If the PM teams address 90% of the possible mishaps on the project, then the money has been very well spent. If they pull 98% or 99% of the risk out of a project, then the company has received tremendous value.
We also found that Project management costs tend to decrease as a total percentage of the total installed cost as the project size gets larger. Large projects may have project managers, coordinators, and project controls specialists. But with the degree of complexity on these large projects, having the (correctly) sized larger teams means greater leverage over the project outcome. “Saving money on PM” for those projects means taking on a high level of risk.
Can’t Remove All Risk…
… but you can plan to deal with the impacts when they happen.
Unfortunately, there is no way to completely de-risk a project. There are too many possible macro influences and event relationships in the world.
A good risk management approach will help identify root causes of probable risk events. The company can then plan for impacts, whether that include accepting, mitigating, or avoiding the risks.
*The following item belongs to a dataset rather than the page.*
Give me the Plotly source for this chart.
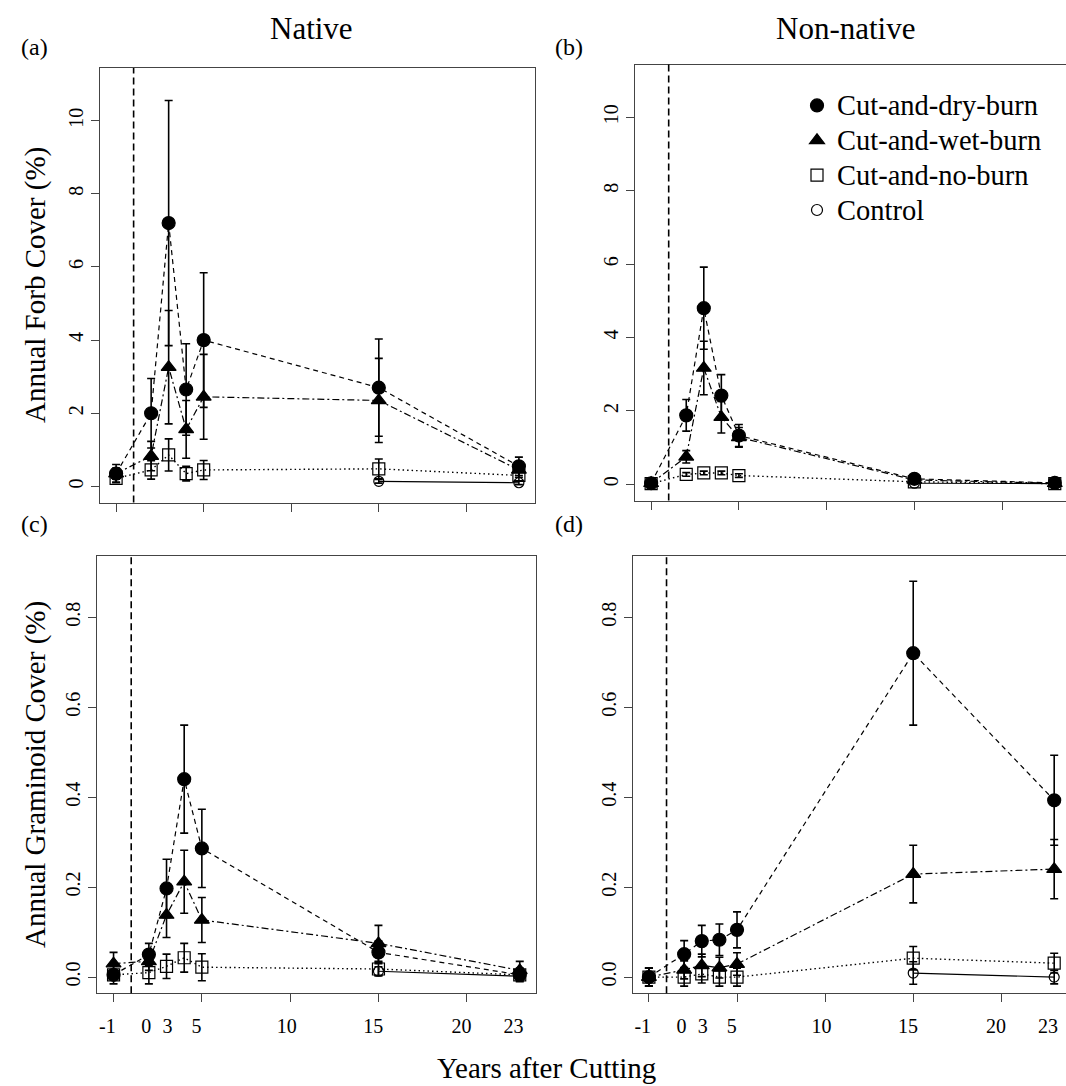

And sometimes there are opportunities to improve project performance that the PM team can help identify and execute with the project team.
Recognizing this, it’s also important to identify, react to, and execute against adverse circumstances. The ability to deal with issues is critical to success.
A PM team, with a good project management plan, resourced and executed with an integrated project team, and with front-end preparation completed, dramatically reduces risk to the project.
The plan should be complemented by an experienced team who knows how to execute against it. Subject-matter and functional expertise can be critical to helping warehousing and distribution projects succeed. “Seeing around corners” will prevent operations teams from being surprised in the different stages of implementation.
This is another reason to invest in proper project management resourcing. A solid PMO is bureaucracy, but it is also insurance against project failure and loss of value.